Entropy of a particular string isn't a rigorous mathematical idea, since by defi...

josephg · on June 5, 2024

If you’re looking for a rigorous mathematical idea, what people are trying to measure is the Kolmogorov complexity of the code. Measuring the compressed length is a rough estimate of that value.

https://en.m.wikipedia.org/wiki/Kolmogorov_complexity

PhilipRoman · on June 5, 2024

Yes, although (and here my understanding of Kolmogorov complexity ends) it still depends heavily on the choice of language and it seems to me like "aaaaaaaaa" is only less complex than "pSE+4z*K58" due to assuming a sane, human-centric language which is very different from the "average" of all possible languages.
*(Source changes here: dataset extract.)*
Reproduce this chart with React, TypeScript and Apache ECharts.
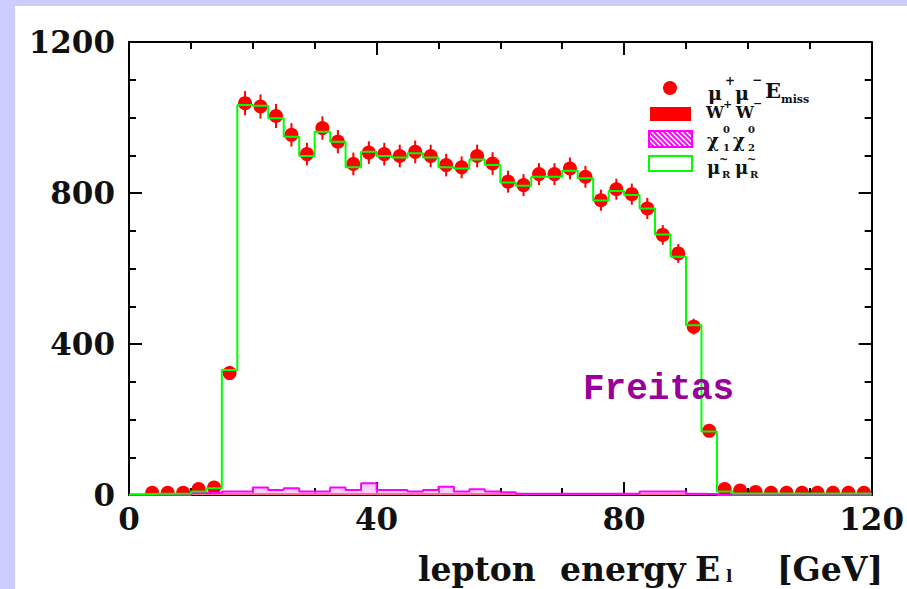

Which then leads me to wonder how to construct an adversarial turing-complete language which has unintuitive Kolmogorov complexities.

josephg · on June 5, 2024

> due to assuming a sane, human-centric language

There’s no requirement that the K-complexity is measured in a human centric language. Arguably all compression formats are languages too, which can be executed to produce the decompressed result. They are not designed to be human centric at all, and yet they do a surprisingly decent job at providing an estimate (well, upper bound) on Kolmogorov complexity. - As we can see in this program.

kqr · on June 5, 2024

Kolmogorov complexity conventionally refers to the Turing machine as the base for implementation. This indeed makes repeated letters significantly less complex than that other string. (If you want intuition for how much code is needed to do something on a Turing machine, learn and play around a bit with Brainfuck. It's actually quite nice for that.)